0001628280-26-030517
SEC filingRevenue grew 20% YoY to $282.5M, but gross margin deteriorated to -110.4% due to inventory write-downs and tariff impacts.
For Q1 2026, Lucid reported revenue of $282.5M, up 20% from $235.0M in Q1 2025. The increase was driven by the ramp-up of Lucid Gravity, which carries a higher average selling price and contributed to a favorable product mix. This was partially offset by a $31.5M decline in regulatory credit sales due to policy uncertainties. Gross loss widened to $311.7M (gross margin of -110.4%) from $228.5M (-97.2% a year ago). The deterioration reflects $237.9M in inventory write-downs (including losses from firm purchase commitments), $41.0M of incremental tariff costs, and the impact of lower regulatory credits. These were partly offset by a $53.0M IEEPA tariff refund. Operating expenses jumped 46% to $677.8M, with R&D up 34% to $335.7M, primarily for Midsize platform development, and SG&A up 43% to $304.2M from higher stock-based compensation, payroll, and facilities costs. Workforce reduction charges of $37.9M related to the 2026 Plan further pressured costs. Net loss more than doubled to $1.03B from $0.37B, driven by the wider operating loss and lower other income (including a swing in derivative fair values).

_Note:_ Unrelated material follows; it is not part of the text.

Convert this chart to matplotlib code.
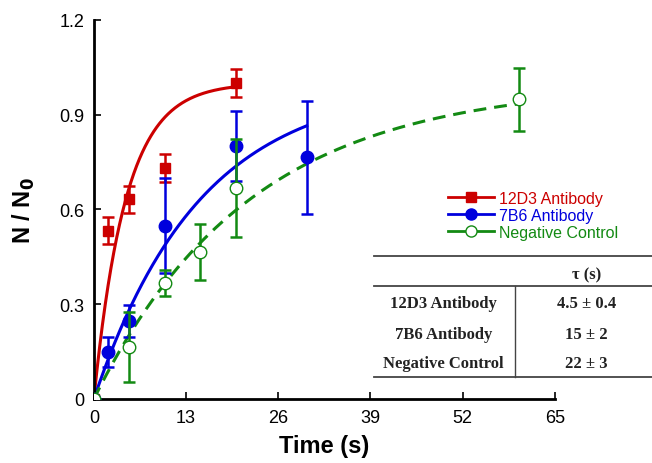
import numpy as np
import matplotlib
matplotlib.use("Agg")
import matplotlib.pyplot as plt
from matplotlib.lines import Line2D

plt.rcParams['font.family'] = ['Liberation Sans', 'DejaVu Sans']

# measured points (time in s, N/N0, error)
t_12d3 = [0, 2, 5, 10, 20]
y_12d3 = [0, 0.533, 0.632, 0.732, 1.0]
e_12d3 = [0, 0.043, 0.042, 0.045, 0.045]

t_7b6 = [0, 2, 5, 10, 20, 30]
y_7b6 = [0, 0.149, 0.247, 0.548, 0.80, 0.765]
e_7b6 = [0, 0.047, 0.05, 0.15, 0.11, 0.178]

t_neg = [0, 5, 10, 15, 20, 60]
y_neg = [0, 0.165, 0.367, 0.466, 0.667, 0.948]
e_neg = [0, 0.11, 0.04, 0.088, 0.155, 0.10]

# fitted time constants (table)
names = ['12D3 Antibody', '7B6 Antibody', 'Negative Control']
tau = [4.5, 15, 22]
tau_txt = ['4.5 \u00b1 0.4', '15 \u00b1 2', '22 \u00b1 3']
fit_end = [20, 30, 60]

red = '#cc0000'
blue = '#0000dd'
green = '#138a13'

fig = plt.figure(figsize=(6.52, 4.64), dpi=100)
ax = fig.add_axes([0.144, 0.138, 0.707, 0.817])

# fit curves
for k, (c, ls) in enumerate([(red, '-'), (blue, '-'), (green, (0, (4.2, 2.6)))]):
    tt = np.linspace(0, fit_end[k], 200)
    ax.plot(tt, 1 - np.exp(-tt / tau[k]), color=c, lw=2.2, ls=ls, zorder=2)

ax.errorbar(t_12d3, y_12d3, yerr=e_12d3, fmt='s', color=red, ms=7,
            capsize=4, elinewidth=1.8, capthick=1.8, zorder=3)
ax.errorbar(t_7b6, y_7b6, yerr=e_7b6, fmt='o', color=blue, ms=9,
            capsize=4, elinewidth=1.8, capthick=1.8, zorder=3)
ax.errorbar(t_neg, y_neg, yerr=e_neg, fmt='o', color=green, mfc='white',
            mec=green, ms=9, capsize=4, elinewidth=1.8, capthick=1.8, zorder=4)

ax.set_xlim(0, 65)
ax.set_ylim(0, 1.2)
ax.set_xticks([0, 13, 26, 39, 52, 65])
ax.set_yticks([0, 0.3, 0.6, 0.9, 1.2])
ax.set_yticklabels(['0', '0.3', '0.6', '0.9', '1.2'])
ax.tick_params(direction='in', length=5, width=1.2, labelsize=13, pad=7)
for s in ['top', 'right']:
    ax.spines[s].set_visible(False)
for s in ['left', 'bottom']:
    ax.spines[s].set_linewidth(2)
ax.set_xlabel('Time (s)', fontsize=17, fontweight='bold', labelpad=6)
ax.set_ylabel('N / N$_\\mathbf{0}$', fontsize=17, fontweight='bold', labelpad=16)

# legend
handles = [
    Line2D([], [], color=red, lw=2, marker='s', ms=7),
    Line2D([], [], color=blue, lw=2, marker='o', ms=8),
    Line2D([], [], color=green, lw=2, marker='o', ms=8, mfc='white'),
]
leg = fig.legend(handles, names, loc='upper left', bbox_to_anchor=(0.675, 0.604),
                 frameon=False, fontsize=11.5, handlelength=2.9, handletextpad=0.3,
                 labelspacing=0.12, borderpad=0)
for txt, c in zip(leg.get_texts(), [red, blue, green]):
    txt.set_color(c)

# tau table
tc = '#444444'
fig.add_artist(Line2D([0.574, 1.0], [0.446, 0.446], color=tc, lw=1.3, transform=fig.transFigure))
fig.add_artist(Line2D([0.574, 1.0], [0.381, 0.381], color=tc, lw=1.3, transform=fig.transFigure))
fig.add_artist(Line2D([0.574, 1.0], [0.185, 0.185], color=tc, lw=1.3, transform=fig.transFigure))
fig.add_artist(Line2D([0.790, 0.790], [0.381, 0.185], color=tc, lw=1.0, transform=fig.transFigure))
tfont = dict(family='Liberation Serif', fontweight='bold', fontsize=12,
             ha='center', va='center', color='#222222')
fig.text(0.900, 0.407, '\u03c4 (s)', **tfont)
row_y = [0.345, 0.279, 0.216]
for n, v, yy in zip(names, tau_txt, row_y):
    fig.text(0.680, yy, n, **tfont)
    fig.text(0.900, yy, v, **tfont)

fig.savefig('out.png', dpi=100)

Lucid operates as a single segment; however, within revenue, vehicle sales drove the growth while regulatory credit revenue declined. The Lucid Gravity product mix improved overall ASP, but production inefficiencies and the 29-day supplier quality disruption led to higher work-in-process and finished goods inventory, straining cash flow.
Management expects capital expenditures of $1.2B to $1.4B for FY2026, supporting AMP-1 expansion, AMP-2 construction in Saudi Arabia, and retail/service network growth. Inventory write-downs are anticipated to persist in the near term as production ramps toward capacity. The company highlighted uncertainties from trade policy and tariff changes, which could further impact costs. Subsequent events include $550M Series C preferred stock issuance from Ayar, $500M DDTL borrowing, and $200M Uber private placement, bolstering liquidity. The 2026 workforce reduction plan is expected to be substantially complete by Q2 2026, incurring total charges of ~$40M. Lucid's focus remains on launching the Midsize platform and robotaxi partnership with Uber while managing cost and margin pressures.
As of March 31, 2026, Lucid held $0.700B in cash and cash equivalents, down from $0.998B at year-end 2025. Short-term investments were nil, and long-term investments (primarily Aston Martin equity) were $0.014B. Total debt stood at $2.755B, a modest increase of $0.037B from Q4 2025, driven by additional borrowings under the GIB credit facility. Stockholders' equity was negative $0.351B, reflecting accumulated deficits of $16.6B. Inventory ballooned to $1.469B, up 32% sequentially, with $237.9M in write-downs and firm purchase commitment losses during the quarter. The company's liquidity position remains reliant on related-party financing: Ayar's redeemable convertible preferred stock ($2.389B carrying value) and undrawn credit facilities (DDTL with $2.5B capacity post-subsequent events, ABL with $0.610B available). Operating cash flow was negative $1.186B for the quarter.
Lucid disclosed $3.525B in total purchase commitments as of March 31, 2026. This includes $0.9B in open purchase orders for AMP-1 and AMP-2 plant and equipment, and $2.625B in long-term minimum purchase commitments for lithium-ion battery cells (timing: $0.251B within 1 year, $0.900B in years 1-3, and $1.474B beyond 3 years). Additionally, the company has $0.707B in maximum potential residual value guarantee exposure under vehicle leasing programs, and $0.170B in indemnification obligations for letters of credit and surety bonds. These commitments underscore the capital-intensive nature of EV production and the reliance on battery supply chain partnerships.
No share repurchases or dividends were executed during the quarter. Treasury stock remained unchanged at $0.021B. Debt activity was limited: net debt increased by $0.037B, primarily from additional GIB facility draws. Capital expenditures totaled $0.253B, representing 89.6% of quarterly revenue, reflecting ongoing investment in AMP-1 and AMP-2 expansion and tooling. The company continues to fund operations through related-party equity (Series A/B preferred stock sweeteners) and debt facilities, with no public equity or debt issuance in Q1 2026 (though subsequent events in April 2026 included a Series C preferred stock issuance, DDTL draw, and common stock offering).
Lucid operates as a single operating and reportable segment. No segment-level financial data (revenue, operating income, margins) is disclosed beyond the consolidated figures. Related-party transactions are concentrated in Saudi Arabia: the EV Purchase Agreement with the Government of Saudi Arabia accounted for 72.6% of accounts receivable and $38.4M in revenue in Q1 2026. Regulatory credit revenue was nil in the current quarter versus $31.5M in Q1 2025.